▶ WRITTEN TASK
Only the lines from the one containing "Reproduce this chart with Plotly.js." down to the one containing "const py = v => 1 - (v - T) / PH;", inclusive, are to be quoted exactly.

▶ GIVEN INFORMATION
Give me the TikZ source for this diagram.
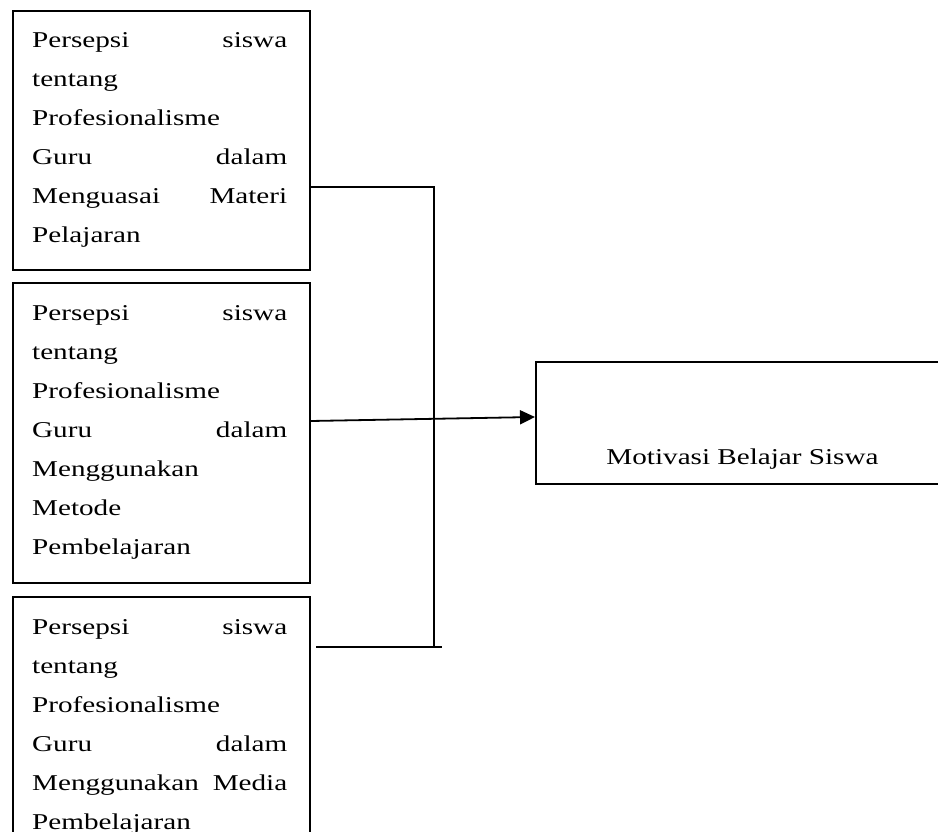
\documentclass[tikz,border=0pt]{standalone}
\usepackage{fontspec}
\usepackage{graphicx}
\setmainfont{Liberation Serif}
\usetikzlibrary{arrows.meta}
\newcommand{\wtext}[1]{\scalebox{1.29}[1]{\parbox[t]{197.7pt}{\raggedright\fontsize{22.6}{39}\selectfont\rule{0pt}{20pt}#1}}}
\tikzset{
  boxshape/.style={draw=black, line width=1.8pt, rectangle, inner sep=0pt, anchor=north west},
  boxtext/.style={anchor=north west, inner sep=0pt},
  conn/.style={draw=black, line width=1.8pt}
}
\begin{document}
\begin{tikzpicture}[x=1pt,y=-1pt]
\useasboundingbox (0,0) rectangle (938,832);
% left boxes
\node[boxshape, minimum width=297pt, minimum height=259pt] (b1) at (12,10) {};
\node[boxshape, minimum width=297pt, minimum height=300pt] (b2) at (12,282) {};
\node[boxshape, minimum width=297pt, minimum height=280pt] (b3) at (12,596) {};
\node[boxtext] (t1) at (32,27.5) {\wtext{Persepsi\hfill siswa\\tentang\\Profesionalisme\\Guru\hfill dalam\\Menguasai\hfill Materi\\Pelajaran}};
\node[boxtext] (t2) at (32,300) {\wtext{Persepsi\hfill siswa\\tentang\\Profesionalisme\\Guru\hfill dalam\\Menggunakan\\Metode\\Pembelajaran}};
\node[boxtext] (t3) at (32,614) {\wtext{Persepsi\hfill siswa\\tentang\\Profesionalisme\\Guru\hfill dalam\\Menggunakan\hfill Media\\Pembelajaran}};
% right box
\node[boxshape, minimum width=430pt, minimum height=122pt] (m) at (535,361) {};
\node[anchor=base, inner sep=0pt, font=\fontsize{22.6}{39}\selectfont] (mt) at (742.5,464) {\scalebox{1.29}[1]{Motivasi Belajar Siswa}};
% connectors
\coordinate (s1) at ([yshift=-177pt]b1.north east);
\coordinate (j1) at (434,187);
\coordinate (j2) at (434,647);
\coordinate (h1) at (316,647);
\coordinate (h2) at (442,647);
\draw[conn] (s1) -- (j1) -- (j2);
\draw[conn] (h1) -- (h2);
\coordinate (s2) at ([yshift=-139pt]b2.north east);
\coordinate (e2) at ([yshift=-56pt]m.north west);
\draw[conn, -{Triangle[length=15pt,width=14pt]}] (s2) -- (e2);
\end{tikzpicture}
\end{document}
* * *
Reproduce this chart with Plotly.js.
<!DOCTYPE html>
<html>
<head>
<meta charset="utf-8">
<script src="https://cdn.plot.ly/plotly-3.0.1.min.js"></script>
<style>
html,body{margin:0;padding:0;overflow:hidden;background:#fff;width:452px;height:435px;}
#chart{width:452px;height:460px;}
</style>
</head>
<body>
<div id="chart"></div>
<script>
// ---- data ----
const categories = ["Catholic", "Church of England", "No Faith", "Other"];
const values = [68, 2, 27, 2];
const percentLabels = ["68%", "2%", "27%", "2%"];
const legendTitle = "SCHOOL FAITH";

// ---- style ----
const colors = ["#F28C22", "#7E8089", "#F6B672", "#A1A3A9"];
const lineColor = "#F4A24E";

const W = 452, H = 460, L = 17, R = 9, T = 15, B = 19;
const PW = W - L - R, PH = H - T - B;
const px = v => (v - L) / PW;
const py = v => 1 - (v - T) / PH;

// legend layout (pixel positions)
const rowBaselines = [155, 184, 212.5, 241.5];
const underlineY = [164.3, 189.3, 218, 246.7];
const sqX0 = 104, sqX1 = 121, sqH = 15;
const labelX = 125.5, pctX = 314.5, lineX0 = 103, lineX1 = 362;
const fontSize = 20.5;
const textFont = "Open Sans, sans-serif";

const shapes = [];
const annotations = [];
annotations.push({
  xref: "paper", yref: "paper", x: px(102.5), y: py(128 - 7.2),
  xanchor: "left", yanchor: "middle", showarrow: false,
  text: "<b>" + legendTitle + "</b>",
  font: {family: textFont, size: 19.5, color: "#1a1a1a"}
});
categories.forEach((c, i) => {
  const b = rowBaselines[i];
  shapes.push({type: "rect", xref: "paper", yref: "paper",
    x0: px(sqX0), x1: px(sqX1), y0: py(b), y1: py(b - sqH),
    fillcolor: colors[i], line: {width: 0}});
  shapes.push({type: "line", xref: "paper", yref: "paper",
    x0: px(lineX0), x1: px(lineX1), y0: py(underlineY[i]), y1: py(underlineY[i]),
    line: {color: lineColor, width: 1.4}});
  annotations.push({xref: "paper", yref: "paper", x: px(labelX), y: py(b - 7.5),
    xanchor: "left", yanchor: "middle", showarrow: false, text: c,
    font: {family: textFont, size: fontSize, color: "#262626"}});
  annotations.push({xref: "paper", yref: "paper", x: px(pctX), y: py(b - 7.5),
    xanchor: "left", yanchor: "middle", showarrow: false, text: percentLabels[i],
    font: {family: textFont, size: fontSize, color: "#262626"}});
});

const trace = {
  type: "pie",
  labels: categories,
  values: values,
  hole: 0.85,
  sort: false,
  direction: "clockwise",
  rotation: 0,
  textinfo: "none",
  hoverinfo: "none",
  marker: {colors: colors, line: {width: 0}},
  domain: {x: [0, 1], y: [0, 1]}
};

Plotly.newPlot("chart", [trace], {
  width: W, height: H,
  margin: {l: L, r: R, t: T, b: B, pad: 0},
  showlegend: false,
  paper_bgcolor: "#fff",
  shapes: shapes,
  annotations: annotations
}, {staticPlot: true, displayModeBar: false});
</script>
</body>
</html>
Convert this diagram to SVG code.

▶ EXERCISE OUTPUT
Reproduce this chart with Plotly.js.
<!DOCTYPE html>
<html>
<head>
<meta charset="utf-8">
<script src="https://cdn.plot.ly/plotly-3.0.1.min.js"></script>
<style>
html,body{margin:0;padding:0;overflow:hidden;background:#fff;width:452px;height:435px;}
#chart{width:452px;height:460px;}
</style>
</head>
<body>
<div id="chart"></div>
<script>
// ---- data ----
const categories = ["Catholic", "Church of England", "No Faith", "Other"];
const values = [68, 2, 27, 2];
const percentLabels = ["68%", "2%", "27%", "2%"];
const legendTitle = "SCHOOL FAITH";

// ---- style ----
const colors = ["#F28C22", "#7E8089", "#F6B672", "#A1A3A9"];
const lineColor = "#F4A24E";

const W = 452, H = 460, L = 17, R = 9, T = 15, B = 19;
const PW = W - L - R, PH = H - T - B;
const px = v => (v - L) / PW;
const py = v => 1 - (v - T) / PH;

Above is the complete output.